HTTP codes you will most often see
The connector contract is intentionally small, so the same HTTP codes appear again and again. Read the code first, then read the JSON body, because the code tells you whether the failure happened before authentication, after authentication, or during unexpected server processing.
- `200 OK` means the request succeeded and the returned JSON shape was accepted.
- `401 Unauthorized` means the bearer token was missing, wrong, or stale. This is the first error to expect after API key rotation.
- `403 Forbidden` on repo UI endpoints usually means the plan or page context does not allow the action. It is not the normal code for the partner bearer endpoint.
- `405 Method not allowed` means the endpoint did not respect the POST-only contract.
- `419 Invalid request` is specific to internal signed-in repo UI endpoints when the browser session or CSRF token is stale.
- `422 Unprocessable entity` means the request was authenticated but the payload was invalid, such as missing email, missing access token, invalid JSON, invalid CSV, or no valid emails.
- `500 Internal server error` means an unexpected server failure on whichever side received the call.
- An invalid partner JSON body is often surfaced as an invalid response message inside ProLogbooks, even when the raw HTTP status from the partner looked successful.
Repo messages on the ProLogbooks side
Some failures appear as ProLogbooks messages instead of raw server logs. Those messages usually point directly at the missing configuration or the missing connector-user mapping.
- `No connector access token was found for this email address.` means the user email is not present on the Connector users page for this connector, or the row was removed.
- `This connector does not provide a check endpoint.` means the check URL was not saved on the partner connector card.
- `This connector does not provide a preview endpoint.` means the preview URL was not saved on the partner connector card.
- `The connector flight sync endpoint returned an invalid response.` means the partner JSON was malformed or did not match the accepted object or array shape.
- `No partner connector was found for this account.` means the account owner has not saved the partner connector card yet.
- `Upgrade your account plan to activate a partner connector.` means the current account plan does not include the feature.
User statuses on the Connector users page
Some warnings are not HTTP errors at all.
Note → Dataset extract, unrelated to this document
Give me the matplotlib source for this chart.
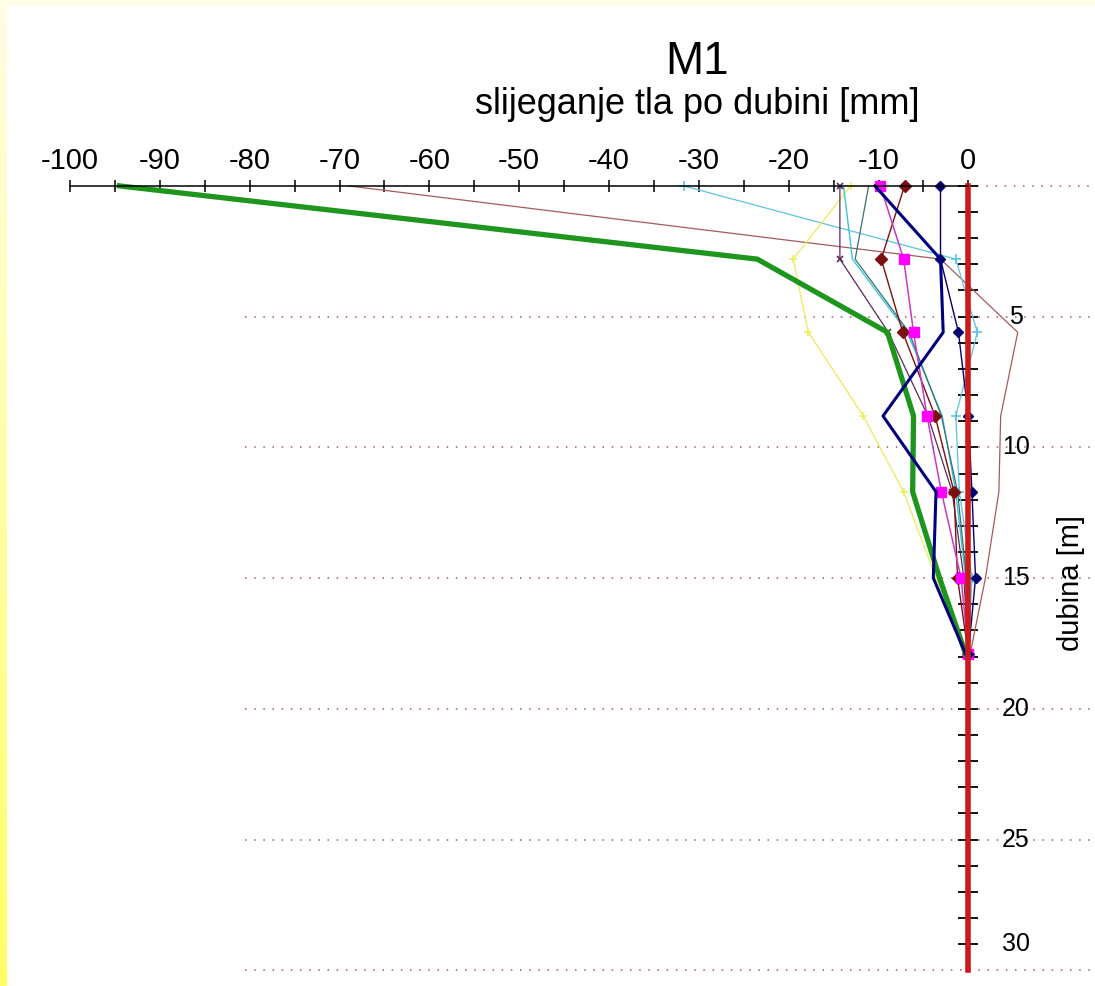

They are account-state clues shown in the UI so you know whether the person can actually use the connector yet.
{
"error": "User is not allowed to fetch flights."
}
- `Not created` means the email is allowed for the connector but no ProLogbooks account exists yet.
- `Pending` means the account exists but email verification is not finished.
- `Active` means the email exists and is verified, so normal connector checks can proceed if your server also recognizes the email and token.
If something goes wrong
- If you cannot tell which side failed, test the partner endpoint manually with the same bearer token and payload first.
- If manual tests pass but the UI still fails, compare the exact email address and access token stored on both sides.
- If failures started after changing endpoint URLs or regenerating keys, assume a stale configuration mismatch before suspecting the flight data itself.